学问无他,就是要找回那个丧失的善心而已。
从孟子给出的理想人格实现途径来看,孟子都是在强调一个“现实性”,起码体现了现实性的特征。按照孟子的意思来看,普通人和圣人一样,都具有同样的善根,尧舜不过是为人们提供了一个善的楷模,普通人只需要保持内心本来的样子,保持自觉的态度,反身而诚、清心寡欲、养浩然之气、不丧失本心,以尧舜为楷模,就能够扩充善端,提高个人修养,使得自己更加向圣人的境界一步一步无限趋近。
这样的一个修养过程,是一种现实的主体去追求具有现实特点的理想境界的一个过程。
孟子的这一学说体系相比孔子思想来说更加完善,而对于张扬的人格修养体系,孟子的观点是: “可欲之谓善”之后“有诸己之谓信”,再到“充实之谓美”,之后“充实而有光辉之谓大”接着“大而化之之谓圣”最后“圣而不可知之之谓神”。人之“善”,是在说要发掘出内心的同情之心去满足别人的现实需求,这就叫作善。赵岐说到: “己之可欲,乃使人欲之,是为善人”。这一点就是对人格的第一基本要求。“信”则是诚实待人,遵守信用,这又说明守信用是人格的第二点基本要求。“美”,则是充满。在孟子这里便是充满了善性,具体来说,包含着仁义礼智等自然赋予人的本性。将君子所具有的仁义礼智充满于内心,可以说是达到了孟子所谓美的境界。而“大”在“美”的基础上其程度和范围更广一些,如果美从内而外的流溢出来,贯通于人的全身,诚中而形外,这就达到了一种更为深刻高明的人格境界,孟子称之为“大”。在此之后,“大而化之”之谓圣,将之前的“美”和“大”汇集于一身,并且自愿自觉地将内心积蓄下来的所有力量散发出来,这就是一种化育天下、润泽天下的人生境界。到达了“圣”的境界,拥有了感染化育的力量,开始感化天地。接下来的“神”的境界其特点是“不可知之”。“圣”作为人格境界的高点,是人所能够达到的,是可知的,而“神”作为一个人格精神的终极目标,高深莫测,多了些许神秘色彩,并人人都可以达到的,它是不可知的。
这也为人格修养扩宽了范围,使之有了追求的无限可能性。
四、结语
成就理想人格是每个普通人都能够做到的,其途径必然会困难重重,先要苦其心志,劳其筋骨,饿其体肤,空乏其身,才能承担大任。
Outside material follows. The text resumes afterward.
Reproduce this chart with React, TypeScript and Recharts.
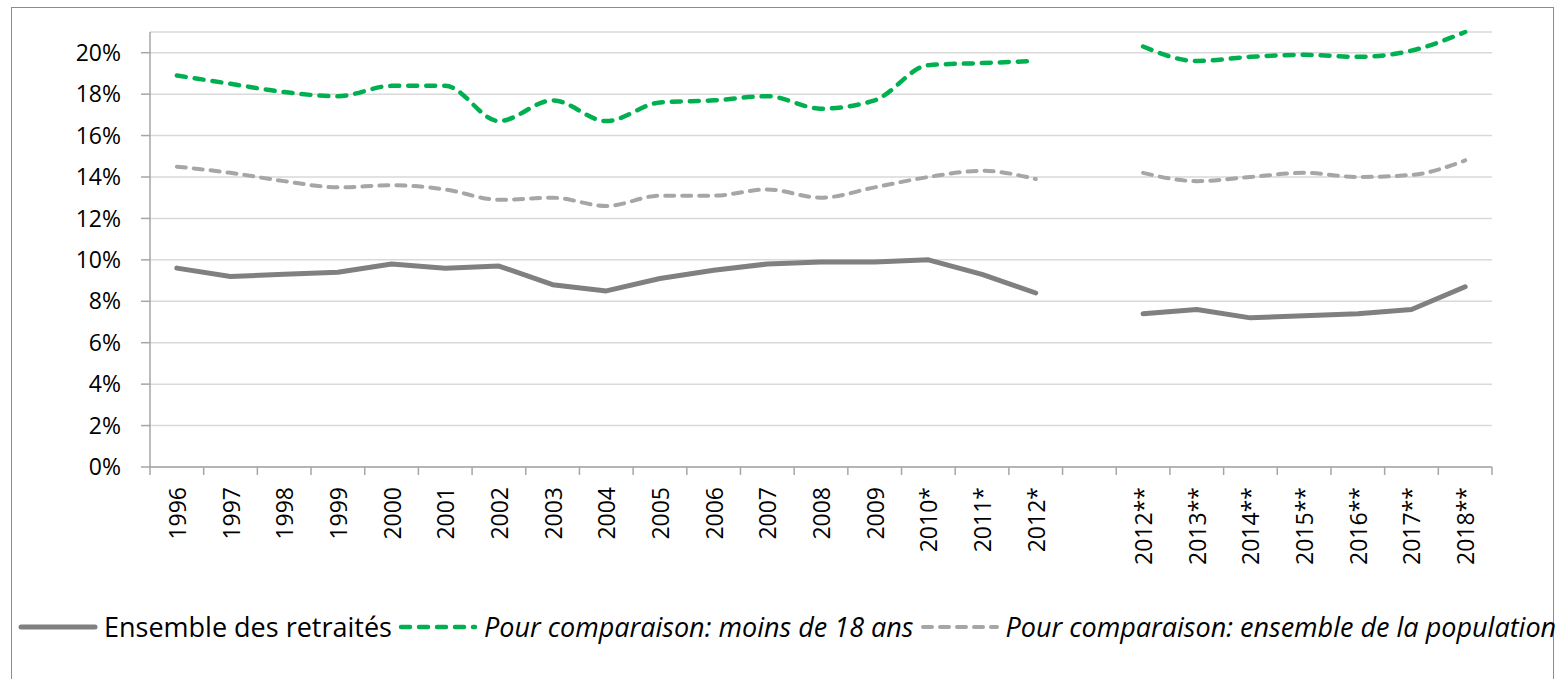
import React from 'react';
import { LineChart, Line, XAxis, YAxis, CartesianGrid } from 'recharts';

// Années (la catégorie vide sépare les deux séries méthodologiques)
const years = [
  '1996', '1997', '1998', '1999', '2000', '2001', '2002', '2003', '2004',
  '2005', '2006', '2007', '2008', '2009', '2010*', '2011*', '2012*', '',
  '2012**', '2013**', '2014**', '2015**', '2016**', '2017**', '2018**',
];

// Taux de pauvreté, en %
const retraites = [
  9.6, 9.2, 9.3, 9.4, 9.8, 9.6, 9.7, 8.8, 8.5, 9.1, 9.5, 9.8, 9.9, 9.9, 10.0, 9.3, 8.4,
  null, 7.4, 7.6, 7.2, 7.3, 7.4, 7.6, 8.7,
];
const moins18 = [
  18.9, 18.5, 18.1, 17.9, 18.4, 18.4, 16.7, 17.7, 16.7, 17.6, 17.7, 17.9, 17.3, 17.7, 19.4, 19.5, 19.6,
  null, 20.3, 19.6, 19.8, 19.9, 19.8, 20.1, 21.0,
];
const population = [
  14.5, 14.2, 13.8, 13.5, 13.6, 13.4, 12.9, 13.0, 12.6, 13.1, 13.1, 13.4, 13.0, 13.5, 14.0, 14.3, 13.9,
  null, 14.2, 13.8, 14.0, 14.2, 14.0, 14.1, 14.8,
];

const yTicks = [0, 2, 4, 6, 8, 10, 12, 14, 16, 18, 20];

const seriesNames = {
  retraites: 'Ensemble des retraités',
  moins18: 'Pour comparaison: moins de 18 ans',
  population: 'Pour comparaison: ensemble de la population',
};

const data = years.map((year, i) => ({
  year,
  retraites: retraites[i],
  moins18: moins18[i],
  population: population[i],
}));

const WIDTH = 1559;
const HEIGHT = 679;
const PLOT_LEFT = 150;
const PLOT_RIGHT = 1492;
const PLOT_TOP = 32;
const PLOT_BOTTOM = 467;
const BAND = (PLOT_RIGHT - PLOT_LEFT) / years.length;

const FONT = "'Open Sans', sans-serif";
const AXIS_COLOR = '#a6a6a6';
const GRID_COLOR = '#d9d9d9';
const DARK_GREY = '#808080';
const GREEN = '#00b050';
const LIGHT_GREY = '#a6a6a6';

// Graduations entre les catégories, comme dans Excel
function XTick(props: any) {
  const { x, y, payload, index } = props;
  const ty = y + 20;
  return (
    <g>
      <line x1={x - BAND / 2} x2={x - BAND / 2} y1={y} y2={y + 8} stroke={AXIS_COLOR} strokeWidth={1.5} />
      {index === years.length - 1 && (
        <line x1={x + BAND / 2} x2={x + BAND / 2} y1={y} y2={y + 8} stroke={AXIS_COLOR} strokeWidth={1.5} />
      )}
      <text
        x={x}
        y={ty}
        transform={`rotate(-90 ${x} ${ty})`}
        textAnchor="end"
        dominantBaseline="central"
        fontSize={23}
        fontFamily={FONT}
        fill="#000"
      >
        {payload.value}
      </text>
    </g>
  );
}

function LegendIcon({ color, dash, width }: { color: string; dash?: string; width: number }) {
  return (
    <svg width={80} height={12} style={{ display: 'block' }}>
      <line
        x1={3}
        x2={77}
        y1={6}
        y2={6}
        stroke={color}
        strokeWidth={width}
        strokeDasharray={dash}
        strokeLinecap="round"
      />
    </svg>
  );
}

function LegendItem({ color, dash, width, label, italic }: any) {
  return (
    <div style={{ display: 'flex', alignItems: 'center', marginRight: 6 }}>
      <LegendIcon color={color} dash={dash} width={width} />
      <span style={{ marginLeft: 6, fontStyle: italic ? 'italic' : 'normal', whiteSpace: 'nowrap' }}>{label}</span>
    </div>
  );
}

export default function App() {
  return (
    <div style={{ position: 'absolute', left: 0, top: 0, width: WIDTH, height: HEIGHT, background: '#fff', fontFamily: FONT, overflow: 'hidden' }}>
      <div
        style={{
          position: 'absolute',
          left: 11,
          top: 7,
          width: 1543,
          height: 700,
          border: '1.5px solid #8c8c8c',
          boxSizing: 'border-box',
        }}
      />
      <div style={{ position: 'absolute', left: 0, top: 0 }}>
        <LineChart
          width={WIDTH}
          height={HEIGHT}
          data={data}
          margin={{ top: PLOT_TOP, right: WIDTH - PLOT_RIGHT, left: 0, bottom: 0 }}
        >
          <CartesianGrid vertical={false} stroke={GRID_COLOR} strokeWidth={1.5} />
          <XAxis
            dataKey="year"
            type="category"
            interval={0}
            padding={{ left: BAND / 2, right: BAND / 2 }}
            height={HEIGHT - PLOT_BOTTOM}
            tickSize={0}
            tickMargin={0}
            tickLine={false}
            axisLine={{ stroke: AXIS_COLOR, strokeWidth: 1.5 }}
            tick={<XTick />}
          />
          <YAxis
            domain={[0, 21]}
            ticks={yTicks}
            interval={0}
            width={PLOT_LEFT}
            tickFormatter={(v: number) => `${v}%`}
            tickSize={9}
            tickMargin={20}
            axisLine={{ stroke: AXIS_COLOR, strokeWidth: 1.5 }}
            tickLine={{ stroke: AXIS_COLOR, strokeWidth: 1.5 }}
            tick={{ fontSize: 23, fill: '#000', fontFamily: FONT }}
          />
          <Line
            dataKey="retraites"
            name={seriesNames.retraites}
            type="linear"
            stroke={DARK_GREY}
            strokeWidth={5}
            strokeLinejoin="round"
            strokeLinecap="round"
            dot={false}
            activeDot={false}
            connectNulls={false}
            isAnimationActive={false}
          />
          <Line
            dataKey="moins18"
            name={seriesNames.moins18}
            type="monotone"
            stroke={GREEN}
            strokeWidth={4.5}
            strokeDasharray="9 9"
            strokeLinecap="round"
            dot={false}
            activeDot={false}
            connectNulls={false}
            isAnimationActive={false}
          />
          <Line
            dataKey="population"
            name={seriesNames.population}
            type="monotone"
            stroke={LIGHT_GREY}
            strokeWidth={4}
            strokeDasharray="9 8"
            strokeLinecap="round"
            dot={false}
            activeDot={false}
            connectNulls={false}
            isAnimationActive={false}
          />
        </LineChart>
      </div>
      <div
        style={{
          position: 'absolute',
          left: 18,
          top: 608,
          display: 'flex',
          alignItems: 'center',
          fontSize: 27,
          color: '#000',
          lineHeight: '38px',
        }}
      >
        <LegendItem color={DARK_GREY} width={5} label={seriesNames.retraites} />
        <LegendItem color={GREEN} width={4.5} dash="9 9" label={seriesNames.moins18} italic />
        <LegendItem color={LIGHT_GREY} width={4} dash="9 8" label={seriesNames.population} italic />
      </div>
    </div>
  );
}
但是它与现实是紧密联系的,孟子主张追求的理想人格要和现实紧密相关,达到完美的理想人格就应该关注现实,拥有着强烈的责任感。理想人格是要为扭转社会现状而塑造的,所以要将人格追求和社会追求紧密结合在一起。从提出性善论开始就一直在强调人皆有善端,之后给出了人格修养的目标和楷模,最终是要投身于社会。孟子成就了一套完整而缜密的人格修养体系,提出了相应于社会的内心修养方式,具有浓重的时代感和使命感。
反过来也正是因为这样的时代特色,孟子也更加强调了人格修养的现实性与可能性,向天下人不论是帝王还是普通百姓都倡导人格修养。
然而不可否认的是,孟子人格思想的基础性善论所讲的人自己本身的善端,带有一些超验性质,他的道德修养和理想人格整个理论就建立在这个超验的性善论之上,在一般人看来太过理想化了难免会引起质疑。但是,理想人格也是正因为他的理想性,从而更加完美无缺,令人向往,这才会产生鼓舞的作用,成为仁人志士人格追求的强大的动力。而“迂阔”这一对于孟子思想的评论,也非常值得让人深思,究竟人们是应该抓住孟子的“迂阔”不放,还是着眼于孟子“现实性”特征而去探索?